Tuesday, July 6, 2010

Chlorine-Induced Apologies



I wanted one of these soooooo badly last year, but times were lean so I made do with two wading pools and four sprinklers and waited until the end-of-season clearance to snag one for $30. The children have been riding my rear asking politely in their sweet, musical voices when it would be ready since the first crocus appeared in February. Finally, this weekend our Neighbor took a Kubota ride down and leveled the designated Pool Spot. Which turned out to be a much bigger deal than I had envisioned. Specifically, my mind had blocked out the small detail of Where Would the Dirt Go? So, instead of cleaning the rental, I helped with the leveling. Then, instead of cleaning the rental, I spent the ENTIRE afternoon in the blazing sun trying to understand Filter Assembly Directions.

The children have a lot of experience by now with Mom and Dad working on Projects, and the know to leave a wide amount of space between them and us, and they know it's a bad time to ask for snacks. But they were so excited, and three of them kept hugging me and telling me thank-you for putting the pool up and it was so darling and sweet and every. single. time I'd forget completely what I was thinking and had to stare at the directions for another five minutes to remember.
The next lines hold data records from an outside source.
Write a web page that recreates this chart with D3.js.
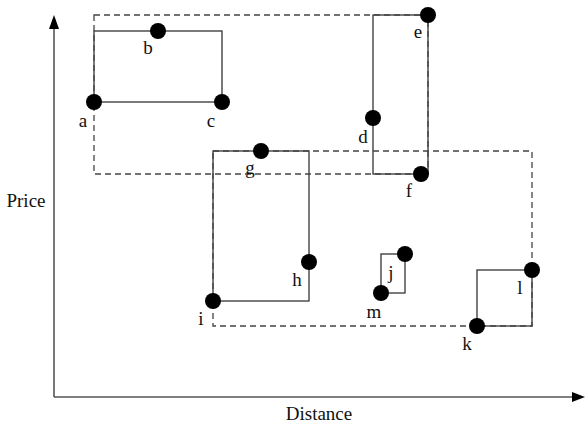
<!DOCTYPE html>
<html lang="en">
<head>
<meta charset="UTF-8">
<title>Price / Distance groups</title>
<script src="https://d3js.org/d3.v7.min.js"></script>
<style>
  body { margin: 0; background: #fff; }
  svg { display: block; }
  .axis-line { stroke: #555; stroke-width: 1.6; }
  .mbr { fill: none; stroke: #333; stroke-width: 1.3; }
  .group { fill: none; stroke: #444; stroke-width: 1.3; stroke-dasharray: 6,4; }
  .pt { fill: #000; }
</style>
</head>
<body>
<script>
// point names and coordinates (distance, price)
const names    = ["a", "b", "c", "d", "e", "f", "g", "h", "i", "j", "m", "k", "l"];
const distance = [40, 104, 168, 319, 374, 367, 207, 255, 159, 351, 327, 423, 478];
const price    = [295, 366, 295, 279, 382, 223, 246, 135, 96, 143, 104, 71, 127];

// solid boxes (leaf groups) and dashed boxes (parent groups)
const leafGroups   = [["a", "b", "c"], ["d", "e", "f"], ["g", "h", "i"], ["j", "m"], ["k", "l"]];
const parentGroups = [["a", "b", "c", "d", "e", "f"], ["g", "h", "i", "j", "m", "k", "l"]];

// label offsets in px from the dot
const labelDx = { a: -11, b: -10, c: -11, d: -10, e: -10, f: -12, g: -11, h: -12, i: -12, j: -14, m: -7, k: -10, l: -12 };
const labelDy = { a: 25, b: 23, c: 25, d: 25, e: 23, f: 23, g: 23, h: 24, i: 24, j: 25, m: 25, k: 24, l: 24 };

const W = 585, H = 424;
const FONT = '"Liberation Serif", "Times New Roman", serif';
const x = d3.scaleLinear().domain([0, 531]).range([54, 585]);
const y = d3.scaleLinear().domain([0, 383]).range([397, 14]);

const pts = names.map((n, i) => ({ name: n, d: distance[i], p: price[i] }));
const byName = Object.fromEntries(pts.map(p => [p.name, p]));

const svg = d3.select("body").append("svg")
  .attr("width", W).attr("height", H);

function box(group) {
  const ps = group.map(n => byName[n]);
  const [x0, x1] = d3.extent(ps, p => x(p.d));
  const [y0, y1] = d3.extent(ps, p => y(p.p));
  return { x: x0, y: y0, w: x1 - x0, h: y1 - y0 };
}

// axes
svg.append("line").attr("class", "axis-line")
  .attr("x1", x(0)).attr("y1", y(0)).attr("x2", x(0)).attr("y2", 28);
svg.append("line").attr("class", "axis-line")
  .attr("x1", x(0)).attr("y1", y(0)).attr("x2", 573).attr("y2", y(0));
svg.append("path").attr("fill", "#000")
  .attr("d", `M${x(0)},15 L${x(0) - 5},29 L${x(0) + 5},29 Z`);
svg.append("path").attr("fill", "#000")
  .attr("d", `M585,${y(0)} L572,${y(0) - 5} L572,${y(0) + 5} Z`);

function label(sel) {
  return sel.style("font-family", FONT).style("font-size", "19px")
    .attr("fill", "#111").attr("text-anchor", "middle");
}

svg.append("text").attr("x", 26).attr("y", 207).call(label).text("Price");
svg.append("text").attr("x", 319).attr("y", 420).call(label).text("Distance");

// solid boxes
svg.selectAll("rect.mbr").data(leafGroups.map(box)).enter().append("rect")
  .attr("class", "mbr")
  .attr("x", b => b.x).attr("y", b => b.y)
  .attr("width", b => b.w).attr("height", b => b.h);

// dashed boxes
svg.selectAll("rect.group").data(parentGroups.map(box)).enter().append("rect")
  .attr("class", "group")
  .attr("x", b => b.x).attr("y", b => b.y)
  .attr("width", b => b.w).attr("height", b => b.h);

// points
svg.selectAll("circle.pt").data(pts).enter().append("circle")
  .attr("class", "pt")
  .attr("cx", p => x(p.d)).attr("cy", p => y(p.p)).attr("r", 8);

svg.selectAll("text.lbl").data(pts).enter().append("text")
  .attr("class", "lbl")
  .call(label)
  .attr("x", p => x(p.d) + labelDx[p.name])
  .attr("y", p => y(p.p) + labelDy[p.name])
  .text(p => p.name);
</script>
</body>
</html>
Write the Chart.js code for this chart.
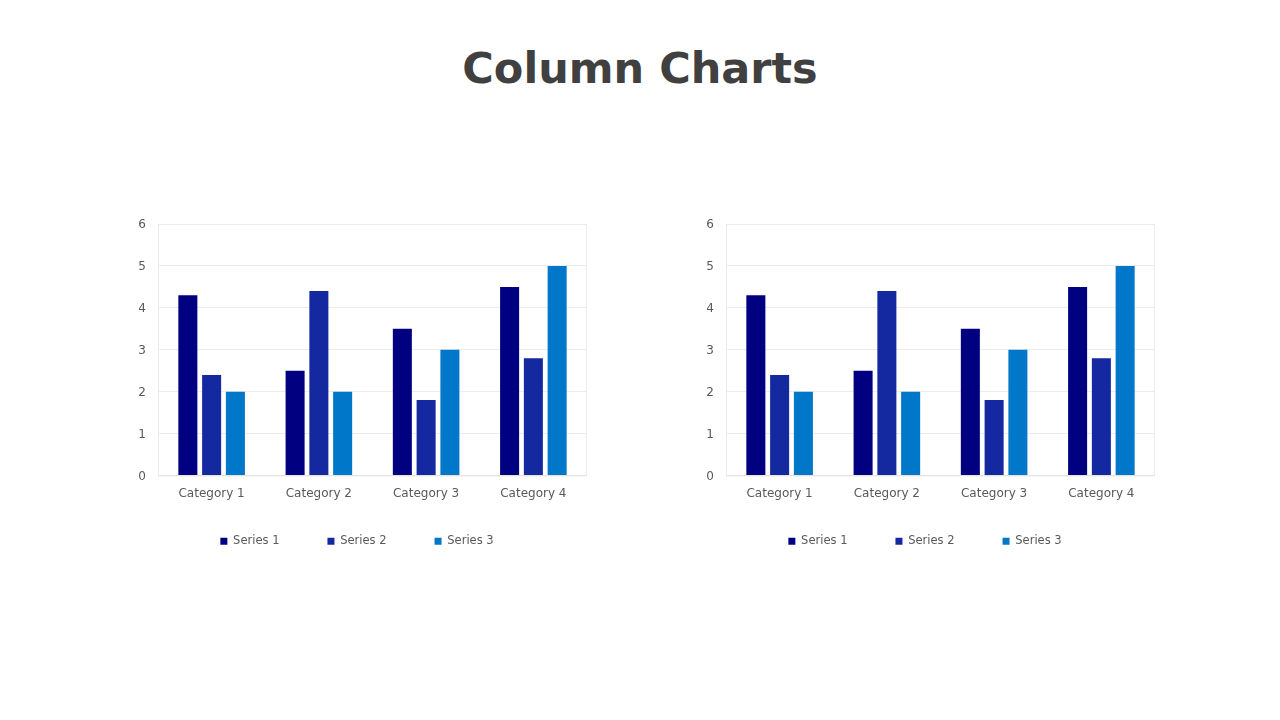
<!DOCTYPE html>
<html>
<head>
<meta charset="utf-8">
<script src="https://cdn.jsdelivr.net/npm/chart.js@4"></script>
<style>
  html, body { margin: 0; padding: 0; background: #fff; }
  body { width: 1280px; height: 720px; position: relative; overflow: hidden; }
  .title {
    position: absolute; left: 0; top: 43px; width: 1280px; text-align: center;
    font-family: "DejaVu Sans", sans-serif; font-weight: bold; font-size: 43px;
    color: #404040;
  }
  .box { position: absolute; top: 200px; width: 460px; height: 375px; }
</style>
</head>
<body>
<div class="title">Column Charts</div>
<div class="box" style="left:127px"><canvas id="chartLeft"></canvas></div>
<div class="box" style="left:695px"><canvas id="chartRight"></canvas></div>
<script>
const categories = ['Category 1', 'Category 2', 'Category 3', 'Category 4'];
const series1 = [4.3, 2.5, 3.5, 4.5];
const series2 = [2.4, 4.4, 1.8, 2.8];
const series3 = [2, 2, 3, 5];
const seriesNames = ['Series 1', 'Series 2', 'Series 3'];
const colors = ['#000080', '#1428A0', '#0077C8'];

const X_AXIS_H = 30;
const LEGEND_PAD = 48;
// legend row should sit 66px under the plot bottom, pull it up by the surplus
const LEGEND_SHIFT = X_AXIS_H + LEGEND_PAD + 6 - 66;

// light frame round the plot area, and the legend nudge
const frame = {
  id: 'frame',
  afterLayout(chart) {
    chart.legend.top -= LEGEND_SHIFT;
    chart.legend.bottom -= LEGEND_SHIFT;
  },
  beforeDatasetsDraw(chart) {
    const { ctx, chartArea: a } = chart;
    ctx.save();
    ctx.strokeStyle = '#ececec';
    ctx.lineWidth = 1;
    ctx.strokeRect(a.left + 0.5, a.top + 0.5, a.right - a.left - 1, a.bottom - a.top);
    ctx.restore();
  }
};

function makeChart(id) {
  const ctx = document.getElementById(id).getContext('2d');
  return new Chart(ctx, {
    type: 'bar',
    data: {
      labels: categories,
      datasets: [series1, series2, series3].map((d, i) => ({
        label: seriesNames[i],
        data: d,
        backgroundColor: colors[i],
        categoryPercentage: 0.665,
        barPercentage: 0.8,
      })),
    },
    options: {
      responsive: true,
      maintainAspectRatio: false,
      animation: false,
      layout: { padding: { top: 24, right: 0, bottom: 0, left: 0 } },
      scales: {
        x: {
          grid: { display: false, drawTicks: false },
          border: { color: '#d9d9d9' },
          ticks: { color: '#595959', font: { family: 'DejaVu Sans', size: 12 }, padding: 11 },
          afterFit: (s) => { s.height = X_AXIS_H; },
        },
        y: {
          min: 0, max: 6,
          grid: { color: '#ececec', drawTicks: false },
          border: { display: false },
          ticks: { stepSize: 1, color: '#595959', font: { family: 'DejaVu Sans', size: 12 }, padding: 12, labelOffset: 1 },
          afterFit: (s) => { s.width = 31; },
        },
      },
      plugins: {
        legend: {
          position: 'bottom',
          labels: {
            boxWidth: 7, boxHeight: 7, padding: LEGEND_PAD,
            color: '#595959', font: { family: 'DejaVu Sans', size: 11.5 },
          },
        },
        tooltip: { enabled: false },
      },
    },
    plugins: [frame],
  });
}

makeChart('chartLeft');
makeChart('chartRight');
</script>
</body>
</html>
And you'll notice I said three of the children. Somewhere in there Princess hit a snag. She was trying to ride her (large) bike on our (small and crowded with stuff) patio, and snarling at anybody or anything that happened to be in her way. She had already been warned, so I directed her to ride her bike not on the patio. On any of the other three acres. As this was obviously unacceptable, she threw down her bike and stomped around, nearby enough to be sure she was irritating someone, anyone. I asked her what her plan was, and she growled, "nothing!" so I told her to go get a card. She stomped inside, stomped back out, stomped up to the swing set, and stood in front of a swing. Which quickly filled with another child's body. Ok, ok, the Cuddle Bear definitely did it on purpose. For the reaction. I never said she was pure of heart.

Things started to get ugly. I didn't overreact, but I was not feeling filled with patience, and Princess escalated. She got stuck on "swings," couldn't flex, and began yelling at me. I'm mean, apparently, and also only try to make things hard for her. Plus I'm ugly.

The pool got done (mostly. In the interest of your precious time, I will leave out the Chemical Saga, only to mention: WHAT is a skimmer, WHERE the heck is it on this thing, and EXACTLY where do you put the stinkin' balance granules if one does not exist on the blue form of hideousness one purchased???), and the sucking up began. I finally, with no reserves of good feeling left, leaned into her and said in a low, low voice:

"You said mean and hurtful things to me while I was trying to do something nice for you and your brother and sisters. I strongly suggest not asking me for stuff until you fix my hurt feelings." And walked away. I did actually see her reel back, out of the corner of my eye.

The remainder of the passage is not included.